8. William Shatner's kidney stone
But he's an actor, I hear you cry. Ah yes, but also a musical performance artist of some renown. From the late-60s, William Shatner released albums of spoken-word, conceptual pop covers, such as an extremely intense, much-parodied take on Dylan's Mr Tambourine Man. And if you've never seen his version of Elton John's Rocket Man, you need to correct that immediately. Anyway, in 2006, Shatner sold his extracted kidney stone for $25,000. When it was removed, it proved to be so big, , "You'd want to wear it on your finger. If you subjected it to extreme heat, it might turn out to be a diamond."
Having persuaded his doctors to return the grisly relic to his care, Shatner decided to auction it to raise funds for a housing charity. The stone was eventually bought by an online casino, who have made a weird name for themselves by buying up odd auction lots including a ball kicked by David Beckham for a missed penalty, a slice of cheese on toast with the face of the Virgin Mary in it and a car formerly owned by the Pope.

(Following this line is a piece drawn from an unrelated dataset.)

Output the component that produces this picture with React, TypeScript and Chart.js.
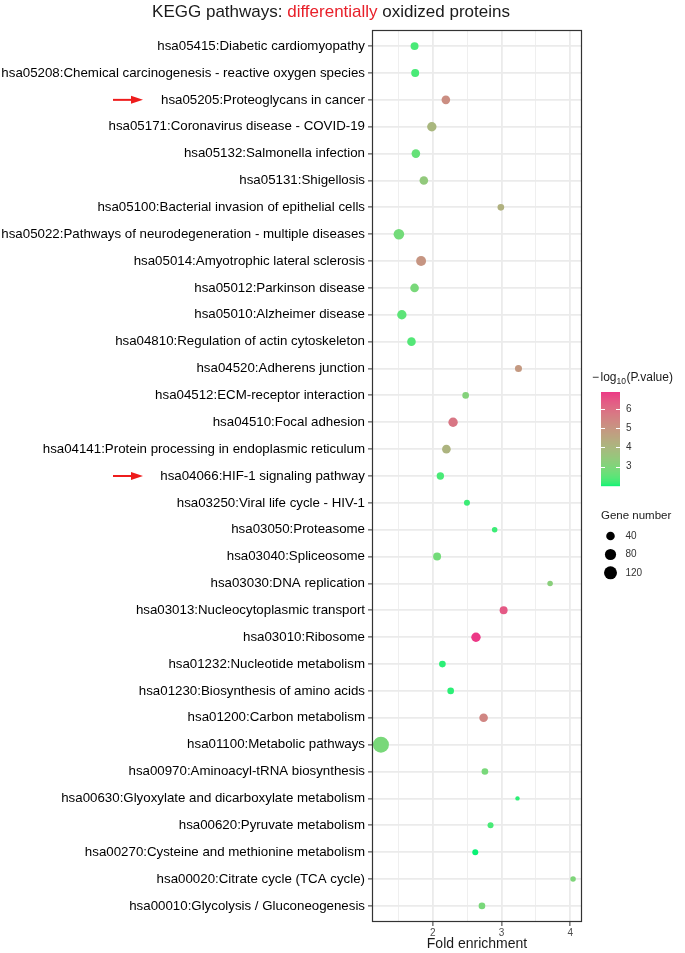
import React, { useEffect, useRef } from 'react';
import { Chart, registerables } from 'chart.js';

Chart.register(...registerables);

// ---------- data ----------
const pathways: string[] = [
  'hsa05415:Diabetic cardiomyopathy',
  'hsa05208:Chemical carcinogenesis - reactive oxygen species',
  'hsa05205:Proteoglycans in cancer',
  'hsa05171:Coronavirus disease - COVID-19',
  'hsa05132:Salmonella infection',
  'hsa05131:Shigellosis',
  'hsa05100:Bacterial invasion of epithelial cells',
  'hsa05022:Pathways of neurodegeneration - multiple diseases',
  'hsa05014:Amyotrophic lateral sclerosis',
  'hsa05012:Parkinson disease',
  'hsa05010:Alzheimer disease',
  'hsa04810:Regulation of actin cytoskeleton',
  'hsa04520:Adherens junction',
  'hsa04512:ECM-receptor interaction',
  'hsa04510:Focal adhesion',
  'hsa04141:Protein processing in endoplasmic reticulum',
  'hsa04066:HIF-1 signaling pathway',
  'hsa03250:Viral life cycle - HIV-1',
  'hsa03050:Proteasome',
  'hsa03040:Spliceosome',
  'hsa03030:DNA replication',
  'hsa03013:Nucleocytoplasmic transport',
  'hsa03010:Ribosome',
  'hsa01232:Nucleotide metabolism',
  'hsa01230:Biosynthesis of amino acids',
  'hsa01200:Carbon metabolism',
  'hsa01100:Metabolic pathways',
  'hsa00970:Aminoacyl-tRNA biosynthesis',
  'hsa00630:Glyoxylate and dicarboxylate metabolism',
  'hsa00620:Pyruvate metabolism',
  'hsa00270:Cysteine and methionine metabolism',
  'hsa00020:Citrate cycle (TCA cycle)',
  'hsa00010:Glycolysis / Gluconeogenesis',
];

const foldEnrichment: number[] = [
  1.735, 1.744, 2.19, 1.986, 1.754, 1.87, 2.99, 1.507, 1.83, 1.735, 1.55,
  1.69, 3.246, 2.478, 2.295, 2.198, 2.11, 2.497, 2.9, 2.063, 3.706, 3.03,
  2.628, 2.14, 2.26, 2.739, 1.246, 2.758, 3.232, 2.84, 2.618, 4.04, 2.715,
];

const negLog10P: number[] = [
  2.3, 2.3, 5.2, 4.0, 2.6, 3.4, 4.2, 2.8, 5.0, 2.9, 2.5,
  2.4, 4.9, 3.1, 5.8, 4.1, 2.3, 2.2, 2.2, 2.8, 3.2, 6.4,
  6.88, 2.1, 2.1, 5.4, 2.9, 2.9, 2.1, 2.3, 2.0, 3.0, 2.9,
];

const geneNumber: number[] = [
  40, 40, 48, 59, 48, 48, 28, 80, 69, 48, 59,
  48, 31, 28, 59, 48, 34, 24, 22, 40, 22, 40,
  59, 28, 28, 48, 232, 28, 20, 24, 24, 22, 28,
];

const highlighted: string[] = [
  'hsa05205:Proteoglycans in cancer',
  'hsa04066:HIF-1 signaling pathway',
];

const xMajorTicks: number[] = [2, 3, 4];
const xMinorTicks: number[] = [1.5, 2.5, 3.5];
const colorTicks: number[] = [3, 4, 5, 6];
const sizeBreaks: number[] = [40, 80, 120];

// ---------- scales for colour & size ----------
const LOW_COLOR = '#08F275';
const HIGH_COLOR = '#EC3886';
const pMin = Math.min(...negLog10P);
const pMax = Math.max(...negLog10P);
const gMin = Math.min(...geneNumber);
const gMax = Math.max(...geneNumber);
const R_MIN = 2.2;
const R_MAX = 8;

function radiusFor(n: number): number {
  const t = Math.max(0, (n - gMin) / (gMax - gMin));
  return R_MIN + (R_MAX - R_MIN) * Math.sqrt(t);
}

const lin = (c: number) => {
  c /= 255;
  return c <= 0.04045 ? c / 12.92 : Math.pow((c + 0.055) / 1.055, 2.4);
};
const unlin = (c: number) => {
  const v = c <= 0.0031308 ? 12.92 * c : 1.055 * Math.pow(c, 1 / 2.4) - 0.055;
  return Math.round(Math.max(0, Math.min(1, v)) * 255);
};
const XN = 0.95047, YN = 1, ZN = 1.08883;
function toLab(hex: string): number[] {
  const r = lin(parseInt(hex.slice(1, 3), 16));
  const g = lin(parseInt(hex.slice(3, 5), 16));
  const b = lin(parseInt(hex.slice(5, 7), 16));
  const X = 0.4124 * r + 0.3576 * g + 0.1805 * b;
  const Y = 0.2126 * r + 0.7152 * g + 0.0722 * b;
  const Z = 0.0193 * r + 0.1192 * g + 0.9505 * b;
  const f = (t: number) => (t > 0.008856 ? Math.cbrt(t) : 7.787 * t + 16 / 116);
  const fx = f(X / XN), fy = f(Y / YN), fz = f(Z / ZN);
  return [116 * fy - 16, 500 * (fx - fy), 200 * (fy - fz)];
}
function fromLab(L: number, a: number, bb: number): string {
  const fy = (L + 16) / 116;
  const fx = fy + a / 500;
  const fz = fy - bb / 200;
  const finv = (t: number) => (t * t * t > 0.008856 ? t * t * t : (t - 16 / 116) / 7.787);
  const X = XN * finv(fx), Y = YN * finv(fy), Z = ZN * finv(fz);
  const r = 3.2406 * X - 1.5372 * Y - 0.4986 * Z;
  const g = -0.9689 * X + 1.8758 * Y + 0.0415 * Z;
  const b = 0.0557 * X - 0.204 * Y + 1.057 * Z;
  return `rgb(${unlin(r)},${unlin(g)},${unlin(b)})`;
}
const labLow = toLab(LOW_COLOR);
const labHigh = toLab(HIGH_COLOR);
function colorFor(v: number): string {
  const t = Math.max(0, Math.min(1, (v - pMin) / (pMax - pMin)));
  return fromLab(
    labLow[0] + (labHigh[0] - labLow[0]) * t,
    labLow[1] + (labHigh[1] - labLow[1]) * t,
    labLow[2] + (labHigh[2] - labLow[2]) * t,
  );
}

const FONT = "'Liberation Sans', Arial, Helvetica, sans-serif";

// ---------- layout constants ----------
const W = 685;
const H = 953;
const PLOT_LEFT = 372;
const PLOT_RIGHT = 582;
const PLOT_TOP = 30;
const PLOT_BOTTOM = 922;

const overlayPlugin = {
  id: 'overlay',
  afterDraw(chart: any) {
    const ctx: CanvasRenderingContext2D = chart.ctx;
    const area = chart.chartArea;
    const yScale = chart.scales.y;
    ctx.save();

    // panel border
    ctx.strokeStyle = '#333333';
    ctx.lineWidth = 1.2;
    ctx.strokeRect(area.left + 0.5, area.top + 0.5, area.right - area.left - 1, area.bottom - area.top - 1);

    // title
    ctx.font = `17px ${FONT}`;
    ctx.textBaseline = 'middle';
    ctx.textAlign = 'left';
    const parts: [string, string][] = [
      ['KEGG pathways: ', '#1a1a1a'],
      ['differentially', '#E8202A'],
      [' oxidized proteins', '#1a1a1a'],
    ];
    const total = parts.reduce((s, p) => s + ctx.measureText(p[0]).width, 0);
    let tx = 331 - total / 2;
    for (const [txt, col] of parts) {
      ctx.fillStyle = col;
      ctx.fillText(txt, tx, 12);
      tx += ctx.measureText(txt).width;
    }

    // red arrows
    ctx.fillStyle = '#EE1C1C';
    ctx.strokeStyle = '#EE1C1C';
    for (const name of highlighted) {
      const idx = pathways.indexOf(name);
      if (idx < 0) continue;
      const y = yScale.getPixelForValue(idx);
      ctx.lineWidth = 2;
      ctx.beginPath();
      ctx.moveTo(113, y);
      ctx.lineTo(134, y);
      ctx.stroke();
      ctx.beginPath();
      ctx.moveTo(143, y);
      ctx.lineTo(131, y - 4);
      ctx.lineTo(131, y + 4);
      ctx.closePath();
      ctx.fill();
    }

    // colour legend title
    ctx.fillStyle = '#1a1a1a';
    ctx.textBaseline = 'middle';
    ctx.font = `12px ${FONT}`;
    let lx = 592;
    ctx.fillText('\u2212', lx, 378);
    lx += ctx.measureText('\u2212').width + 1.5;
    ctx.fillText('log', lx, 378);
    lx += ctx.measureText('log').width;
    ctx.font = `8.5px ${FONT}`;
    ctx.fillText('10', lx, 381.5);
    lx += ctx.measureText('10').width + 0.5;
    ctx.font = `12px ${FONT}`;
    ctx.fillText('(P.value)', lx, 378);

    // colour bar
    const cbLeft = 601, cbRight = 620, cbTop = 392, cbBottom = 486;
    const cbH = cbBottom - cbTop;
    for (let i = 0; i < cbH; i++) {
      const v = pMax - ((i + 0.5) / cbH) * (pMax - pMin);
      ctx.fillStyle = colorFor(v);
      ctx.fillRect(cbLeft, cbTop + i, cbRight - cbLeft, 1.2);
    }
    ctx.strokeStyle = '#ffffff';
    ctx.lineWidth = 1;
    ctx.font = `10px ${FONT}`;
    for (const t of colorTicks) {
      const y = cbBottom - ((t - pMin) / (pMax - pMin)) * cbH;
      const yy = Math.round(y) + 0.5;
      ctx.beginPath();
      ctx.moveTo(cbLeft, yy);
      ctx.lineTo(cbLeft + 4, yy);
      ctx.moveTo(cbRight - 4, yy);
      ctx.lineTo(cbRight, yy);
      ctx.stroke();
      ctx.fillStyle = '#333333';
      ctx.fillText(String(t), 626, y);
    }

    // size legend
    ctx.fillStyle = '#1a1a1a';
    ctx.font = `11.5px ${FONT}`;
    ctx.fillText('Gene number', 601, 515.5);
    const sizeYs = [536, 554.5, 572.8];
    sizeBreaks.forEach((n, i) => {
      ctx.fillStyle = '#000000';
      ctx.beginPath();
      ctx.arc(610.5, sizeYs[i], radiusFor(n) + 0.3, 0, Math.PI * 2);
      ctx.fill();
      ctx.fillStyle = '#333333';
      ctx.font = `10px ${FONT}`;
      ctx.fillText(String(n), 625.5, sizeYs[i]);
    });

    ctx.restore();
  },
};

export default function App() {
  const canvasRef = useRef<HTMLCanvasElement | null>(null);

  useEffect(() => {
    const canvas = canvasRef.current;
    if (!canvas) return;
    const points = pathways.map((_, i) => ({
      x: foldEnrichment[i],
      y: i,
      r: radiusFor(geneNumber[i]),
    }));
    const chart = new Chart(canvas, {
      type: 'bubble',
      data: {
        datasets: [
          {
            data: points,
            backgroundColor: pathways.map((_, i) => colorFor(negLog10P[i])),
            borderWidth: 0,
            hoverBorderWidth: 0,
          } as any,
        ],
      },
      options: {
        responsive: false,
        animation: false,
        events: [],
        devicePixelRatio: 1,
        layout: { padding: { top: PLOT_TOP, right: W - PLOT_RIGHT, left: 0, bottom: 0 } },
        plugins: {
          legend: { display: false },
          tooltip: { enabled: false },
          title: { display: false },
        },
        scales: {
          x: {
            type: 'linear',
            min: 1.116,
            max: 4.17,
            afterBuildTicks: (s: any) => {
              s.ticks = [...xMinorTicks, ...xMajorTicks]
                .sort((a, b) => a - b)
                .map((v) => ({ value: v }));
            },
            afterFit: (s: any) => {
              s.height = H - PLOT_BOTTOM;
            },
            border: { display: false },
            grid: {
              color: (c: any) => (c.tick && xMajorTicks.includes(c.tick.value) ? '#EBEBEB' : '#EFEFEF'),
              lineWidth: (c: any) => (c.tick && xMajorTicks.includes(c.tick.value) ? 1.8 : 1),
              tickColor: (c: any) =>
                c.tick && xMajorTicks.includes(c.tick.value) ? '#333333' : 'rgba(0,0,0,0)',
              tickWidth: 1,
              tickLength: 4,
              drawTicks: true,
            },
            ticks: {
              autoSkip: false,
              maxRotation: 0,
              padding: 1,
              color: '#4D4D4D',
              font: { family: FONT, size: 10 },
              callback: (v: any) => (xMajorTicks.includes(Number(v)) ? String(v) : ''),
            },
            title: {
              display: true,
              text: 'Fold enrichment',
              color: '#1a1a1a',
              font: { family: FONT, size: 14 },
              padding: { top: 0, bottom: 0 },
            },
          },
          y: {
            type: 'linear',
            min: -0.6,
            max: pathways.length - 1 + 0.6,
            reverse: true,
            afterBuildTicks: (s: any) => {
              s.ticks = pathways.map((_, i) => ({ value: i }));
            },
            afterFit: (s: any) => {
              s.width = PLOT_LEFT;
            },
            border: { display: false },
            grid: {
              color: '#EBEBEB',
              lineWidth: 1.8,
              tickColor: '#333333',
              tickWidth: 1,
              tickLength: 4,
            },
            ticks: {
              autoSkip: false,
              padding: 3,
              color: '#000000',
              font: { family: FONT, size: 13.3 },
              callback: (v: any) => pathways[Number(v)] ?? '',
            },
          },
        },
      },
      plugins: [overlayPlugin],
    });
    return () => chart.destroy();
  }, []);

  return (
    <div style={{ position: 'absolute', left: 0, top: 0, width: W, height: H, background: '#ffffff' }}>
      <canvas ref={canvasRef} width={W} height={H} style={{ display: 'block', width: W, height: H }} />
    </div>
  );
}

9. Willie Nelson's pigtails
The country star's long braids are his most instantly recognisable feature. Perhaps, like Samson, his strength lies in them, and if you could possess them, you too could write songs of the calibre of Crazy. Imagine then, the power in a pair of vintage 1980 braids, cut from Willie Nelson's head at a party thrown by Johnny Cash and June Carter Cash to celebrate Waylon Jennings's sobriety. That's some powerful country mojo, and the pigtails, sold as part of a lot of items formerly owned by Nelson's outlaw country pal Jennings, went for $37,000 in Phoenix, Arizona in 2014.
10. James Blunt's sister
No, honestly. Before his debut album Back to Bedlam starting really selling, James Blunt in 2014 that he tried to fund a tour by selling everything that wasn't nailed down: "Eventually there was nothing left to sell except her." Blunt's sister needed to attend a funeral in Ireland, but with planes on strike and no ferries to be found, was stranded in the UK. Ever the pragmatic ex-officer, he posted her on an online auction site: "Damsel in distress needs knight in shining armour to get her to this funeral on Saturday. What can anyone do?" After a bidding frenzy, a man with a helicopter won the right to escort Blunt's sister. And in a truly Richard Curtis-esque ending, the pair are now married with two children, both named, according to Blunt, after types of helicopter. (Chinook? Sikorsky? Westland? The mind boggles.)